Batch-Scheduler

From HPC Wiki
Revision as of 14:19, 3 September 2019 by Daniel-schurhoff-de23@rwth-aachen.de (talk | contribs)
(diff) ← Older revision | Latest revision (diff) | Newer revision → (diff)
Jump to navigation Jump to search

This page gives an overview of how to use a Batch-Scheduler and what pitfalls may exist. A more general description of why Batch-Schedulers are needed can be found here. There are different Schedulers around, e.g. SLURM, LSF and Torque. Click here to figure out which one you need.

Usage

If you want to execute a program in the batch system, you need to submit a jobscript tailored for the used scheduler. With the help of this script the scheduler needs to learn:

  • How many resources your program needs (e.g. time and memory)
  • Which parallelization you are using for your program

While the specifics of how to provide this information depends on the used scheduler, some general rules apply to most of them. How to apply these rules should be answered in the example scripts (or referenced there). Not all pitfalls apply to all batch systems.

Pitfalls

There are some general problems one needs to keep in mind:

  • If you request more resources than the hardware can offer, the scheduler might not reject the job (so that the job will be stuck in the queue forever).
  • Be careful about whether the memory limit is per process or in total.
  • The scheduler might not support pinning so you might want to do this manually.
  • There might be per-user quotas for the usage of the cluster.

Serial Jobs

Serial jobs execute programs which do not use any kind of parallelism (ie. use only one core at a time). Thus, you typically only need to specify the time and memory resources your job needs. However, some batch systems allow exclusive and non-exclusive usage of nodes. Pay attention that you do not block a whole node for a program which just needs one core!

Shared Memory Jobs

This category of parallelization includes OpenMP as well as language-builtin threading. Speaking in hardware, shared memory parallelization means that you use multiple cores which are on the same node (and therefore share their memory). This means that you need to tell the scheduler that the requested cores should actually be on the same node. Furthermore, you should synchronize the number of threads spawned with the number of cores you requested. In the case of OpenMP, this could happen by setting OMP_NUM_THREADS. Furthermore, the scheduler may not support pinning. Therefore, you may want to set OMP_PLACES and OMP_PROC_BIND (see here).

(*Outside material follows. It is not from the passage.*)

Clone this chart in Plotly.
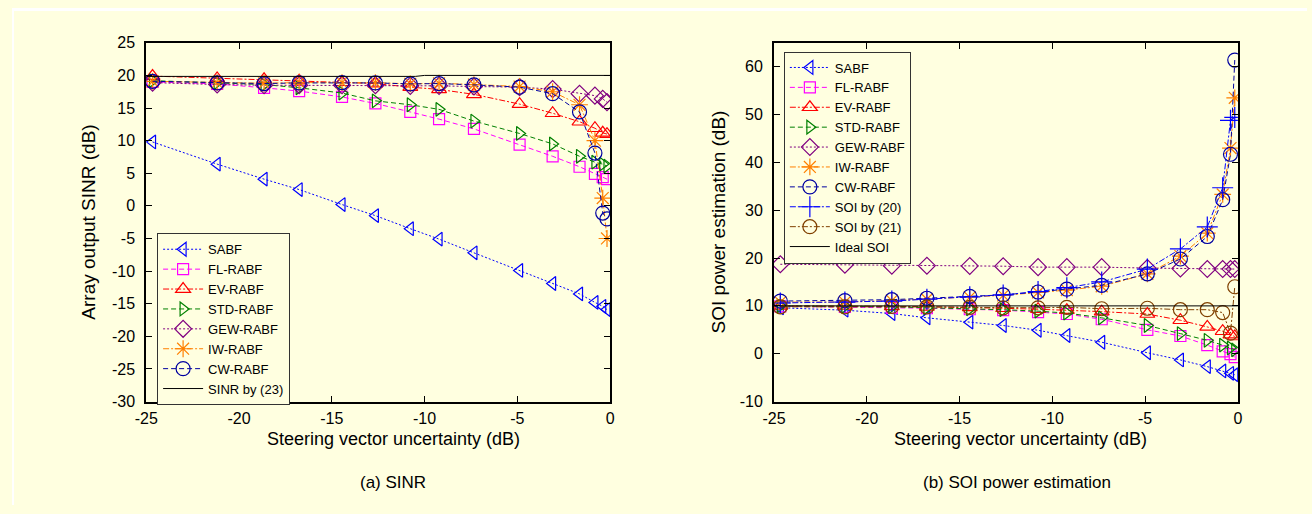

It is important to note that a typical cluster node has multiple sockets (see NUMA). For optimal usage avoid using the interconnect. This means that threads which work on a certain part of the data should also initialise this data. Due to the first-touch policy, the memory is allocated close to where the initialising threads are pinned to.

Distributed Memory Jobs

This is usually done via MPI since it handles the correct start-up of the program. Again, pay attention that the MPI library and the resource requests match. This means that you loaded the correct module (usually Open MPI or Intel MPI, but never both). If you want to know how to perform binding with MPI, see this page. Depending on the scheduler, it might be possible to request nodes in the same chassis or rack in order to reduce network latency.

Hybrid Jobs

Hybrid parallelization means that you run a job on different nodes (e.g. using MPI) while using shared memory parallelization (e.g. OpenMP) on each of the nodes. This means that you need to specify at least the number of nodes as well as that you want to use more than one core per node. Distributing the job across different nodes is usually handled by the scheduler. The parallelization on each node may not be done by the scheduler but instead by setting the OpenMP environment variables. For running hybrid jobs, you basically need to pay attention to all points mentioned for shared memory jobs as well as for distributed memory jobs. Moreover, pay attention to the multi-threading support of your MPI library. Hybrid usage of MPI may not be fully supported or at your own risk.

Array and Chain Jobs

It is highly recommended to divide long-running computations (e.g. several days) into smaller parts, as there is mostly no fault recovery. Therefore, all intermediate results are lost in case the application crashes or a hardware failure occurs. This may also reduce the pending time, as most schedulers will give shorter jobs a higher priority. All parts can be submitted together as so called array- and chain-jobs, with only one part being executed at a time. The two differ in the order the parts are executed, which is random for array-jobs and individually specified for chain-jobs. Details can be found with the individual schedulers.

Advanced Usage

Apart from the aforementioned types of jobs, the scheduler might offer even more types:

  • Jobs across multiple nodes (distributed jobs or hybrid jobs) can also be parallelized without MPI. This goes beyond the scope of this page.
  • Jobs running several days should be split into smaller packages. Among the advantages are reduced queuing times and a higher stability (e.g. against node failure). The splitting can either be done by manually submitting or by using chain jobs.
  • Sometimes it may be necessary to run the same program with different arguments (e.g. determining hyperparameters). In this case an array job may be used.